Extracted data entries
▼

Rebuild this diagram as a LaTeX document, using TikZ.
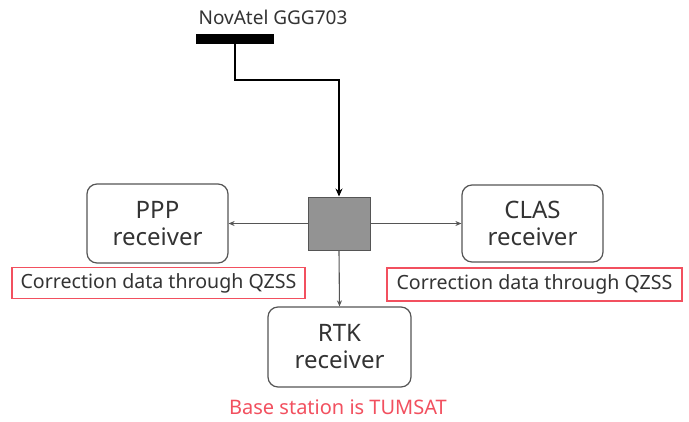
\documentclass[tikz,border=0pt]{standalone}
\usepackage{fontspec}
\setmainfont{Noto Sans}
\usetikzlibrary{arrows.meta}
\definecolor{txt}{HTML}{333333}
\definecolor{redc}{HTML}{F2505F}
\definecolor{edge}{HTML}{555555}
\tikzset{
  recv/.style={draw=edge, line width=1.2pt, rounded corners=10pt, text=txt, font=\fontsize{24}{27}\selectfont, align=center, inner sep=0pt},
  note/.style={draw=redc, line width=1.2pt, text=txt, font=\fontsize{19.6}{22}\selectfont, inner sep=0pt},
  link/.style={draw=edge, line width=1.1pt, -{Stealth[length=6pt,width=5pt]}},
}
\begin{document}
\begin{tikzpicture}[x=1pt,y=-1pt]
\useasboundingbox[fill=white] (0,0) rectangle (689,421);
\node[text=txt, font=\fontsize{19}{21}\selectfont] (lbl) at (273,17) {NovAtel GGG703};
\node[fill=black, minimum width=78pt, minimum height=10pt, inner sep=0pt] (ant) at (235,39) {};
\node[draw=edge, fill=gray!85!white, line width=1pt, minimum width=62pt, minimum height=53pt, inner sep=0pt] (hub) at (339,223.5) {};
\node[recv, minimum width=141pt, minimum height=79pt] (ppp) at (157.5,223.5) {PPP\\receiver};
\node[recv, minimum width=141pt, minimum height=77pt] (clas) at (532.5,223.5) {CLAS\\receiver};
\node[recv, minimum width=143pt, minimum height=80pt] (rtk) at (339.5,347) {RTK\\receiver};
\node[note, minimum width=293pt, minimum height=31pt] (n1) at (158.5,283) {Correction data through QZSS};
\node[note, minimum width=295pt, minimum height=33pt] (n2) at (534.5,284.5) {Correction data through QZSS};
\node[text=redc, font=\fontsize{20}{22}\selectfont, inner sep=0pt] (base) at (338,407) {Base station is TUMSAT};
\coordinate (k1) at (235,80);
\coordinate (k2) at (339,80);
\draw[line width=2.8pt, -{Stealth[length=8pt,width=7pt]}] (ant.south) -- (k1) -- (k2) -- (hub.north);
\draw[link] (hub.west) -- (ppp.east);
\draw[link] (hub.east) -- (clas.west);
\draw[link] (hub.south) -- (rtk.north);
\end{tikzpicture}
\end{document}
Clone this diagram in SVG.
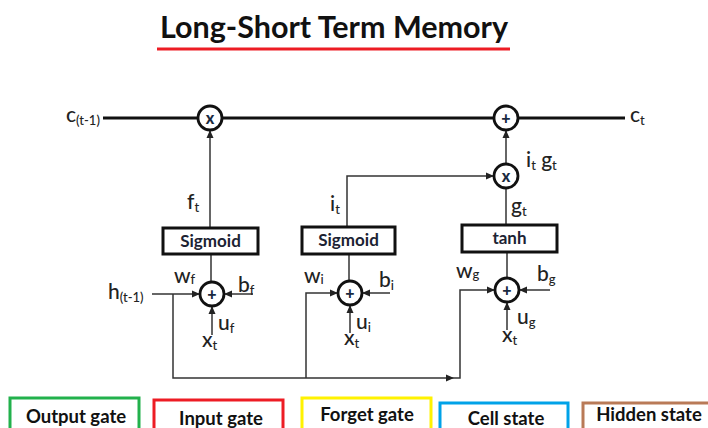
<svg xmlns="http://www.w3.org/2000/svg" width="708" height="428" viewBox="0 0 708 428">
<defs>
<marker id="arr" markerUnits="userSpaceOnUse" markerWidth="8" markerHeight="8" refX="7" refY="4" orient="auto">
<path d="M0,0.5 L8,4 L0,7.5 Z" fill="#222"/>
</marker>
<style>
text{font-family:Lato,"Liberation Sans",sans-serif;fill:#222}
.title{font-size:30.5px;font-weight:bold;fill:#111}
.op{fill:#fff;stroke:#111;stroke-width:2.8}
.opt{font-size:16px;font-weight:900;text-anchor:middle;fill:#1a2a40}
.box{fill:#fff;stroke:#111;stroke-width:3}
.bt{font-size:17px;font-weight:bold;text-anchor:middle;fill:#1c2333}
.main{stroke:#111;stroke-width:3;fill:none}
.thin{stroke:#333;stroke-width:1.5;fill:none}
.lbl{font-size:21px;font-weight:500}
.sub{font-size:13px}
.lg{fill:#fff;stroke-width:3}
.lt{font-size:18.5px;font-weight:bold;text-anchor:middle;fill:#111}
</style>
</defs>
<rect width="708" height="428" fill="#fff"/>
<g id="title">
<text class="title" x="334" y="38" text-anchor="middle">Long-Short Term Memory</text>
<line x1="157" y1="49" x2="510" y2="49" stroke="#ed1c24" stroke-width="3"/>
</g>
<g id="connectors">
<line class="main" x1="103" y1="118" x2="198" y2="118"/>
<line class="main" x1="222" y1="118" x2="494" y2="118"/>
<line class="main" x1="518" y1="118" x2="625" y2="118"/>
<line class="thin" x1="210" y1="228" x2="210" y2="131" marker-end="url(#arr)"/>
<line class="thin" x1="211" y1="254" x2="211" y2="282"/>
<polyline class="thin" points="347,227 347,176 493,176" marker-end="url(#arr)"/>
<line class="thin" x1="349" y1="254" x2="349" y2="281"/>
<line class="thin" x1="506" y1="163" x2="506" y2="131" marker-end="url(#arr)"/>
<line class="thin" x1="506" y1="225" x2="506" y2="188"/>
<line class="thin" x1="507" y1="252" x2="507" y2="278"/>
<line class="thin" x1="152" y1="294" x2="199" y2="294" marker-end="url(#arr)"/>
<polyline class="thin" points="173,294 173,378 453,378" marker-end="url(#arr)"/>
<polyline class="thin" points="453,378 460,378 460,290 494,290" marker-end="url(#arr)"/>
<polyline class="thin" points="306,378 306,293 337,293" marker-end="url(#arr)"/>
<line class="thin" x1="253" y1="294" x2="225" y2="294" marker-end="url(#arr)"/>
<line class="thin" x1="390" y1="293" x2="363" y2="293" marker-end="url(#arr)"/>
<line class="thin" x1="550" y1="290" x2="520" y2="290" marker-end="url(#arr)"/>
<line class="thin" x1="212" y1="335" x2="212" y2="307" marker-end="url(#arr)"/>
<line class="thin" x1="350" y1="333" x2="350" y2="306" marker-end="url(#arr)"/>
<line class="thin" x1="507" y1="330" x2="507" y2="303" marker-end="url(#arr)"/>
</g>
<g id="forget-mult"><circle class="op" cx="210" cy="118" r="12"/><text class="opt" x="210" y="123.5">x</text></g>
<g id="cell-add"><circle class="op" cx="506" cy="118" r="12"/><text class="opt" x="506" y="123.5">+</text></g>
<g id="input-mult"><circle class="op" cx="506" cy="176" r="12"/><text class="opt" x="506" y="181.5">x</text></g>
<g id="forget-sum"><circle class="op" cx="212" cy="294" r="12"/><text class="opt" x="212" y="299.5">+</text></g>
<g id="input-sum"><circle class="op" cx="350" cy="293" r="12"/><text class="opt" x="350" y="298.5">+</text></g>
<g id="cand-sum"><circle class="op" cx="507" cy="290" r="12"/><text class="opt" x="507" y="295.5">+</text></g>
<g id="sigmoid-f"><rect class="box" x="163" y="228" width="95" height="26"/><text class="bt" x="210.5" y="247">Sigmoid</text></g>
<g id="sigmoid-i"><rect class="box" x="302" y="227" width="93" height="27"/><text class="bt" x="348.5" y="246">Sigmoid</text></g>
<g id="tanh"><rect class="box" x="462" y="225" width="95" height="27"/><text class="bt" x="509.5" y="244">tanh</text></g>
<g id="labels">
<text class="lbl" x="66" y="122">c<tspan class="sub" dy="3">(t-1)</tspan></text>
<text class="lbl" x="630" y="122">c<tspan class="sub" dy="3">t</tspan></text>
<text class="lbl" x="187" y="209">f<tspan class="sub" dy="3">t</tspan></text>
<text class="lbl" x="330" y="211">i<tspan class="sub" dy="3">t</tspan></text>
<text class="lbl" x="511" y="213">g<tspan class="sub" dy="3">t</tspan></text>
<text class="lbl" x="526" y="167">i<tspan class="sub" dy="3">t</tspan><tspan dy="-3"> g</tspan><tspan class="sub" dy="3">t</tspan></text>
<text class="lbl" x="108" y="299">h<tspan class="sub" dy="3">(t-1)</tspan></text>
<text class="lbl" x="174" y="283" font-size="17">w<tspan class="sub" dy="1">f</tspan></text>
<text class="lbl" x="238" y="292">b<tspan class="sub" dy="3">f</tspan></text>
<text class="lbl" x="218" y="330">u<tspan class="sub" dy="3">f</tspan></text>
<text class="lbl" x="202" y="347">x<tspan class="sub" dy="3">t</tspan></text>
<text class="lbl" x="304" y="283" font-size="17">w<tspan class="sub" dy="1">i</tspan></text>
<text class="lbl" x="379" y="287">b<tspan class="sub" dy="3">i</tspan></text>
<text class="lbl" x="356" y="329">u<tspan class="sub" dy="3">i</tspan></text>
<text class="lbl" x="344" y="345">x<tspan class="sub" dy="3">t</tspan></text>
<text class="lbl" x="456" y="278" font-size="17">w<tspan class="sub" dy="1">g</tspan></text>
<text class="lbl" x="537" y="281">b<tspan class="sub" dy="3">g</tspan></text>
<text class="lbl" x="517" y="324">u<tspan class="sub" dy="3">g</tspan></text>
<text class="lbl" x="502" y="342">x<tspan class="sub" dy="3">t</tspan></text>
</g>
<g id="legend-output"><rect class="lg" x="10" y="398" width="129" height="36" stroke="#22b14c"/><text class="lt" x="76" y="423">Output gate</text></g>
<g id="legend-input"><rect class="lg" x="154" y="400" width="129" height="36" stroke="#ed1c24"/><text class="lt" x="221" y="425">Input gate</text></g>
<g id="legend-forget"><rect class="lg" x="302" y="398" width="129" height="36" stroke="#fff200"/><text class="lt" x="367" y="421">Forget gate</text></g>
<g id="legend-cell"><rect class="lg" x="440" y="403" width="128" height="36" stroke="#00a2e8"/><text class="lt" x="506" y="425">Cell state</text></g>
<g id="legend-hidden"><rect class="lg" x="583" y="403" width="128" height="36" stroke="#b97a57"/><text class="lt" x="649" y="421">Hidden state</text></g>
</svg>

▲

A number is the only answer here: how many lines of the material above contain "this"?

2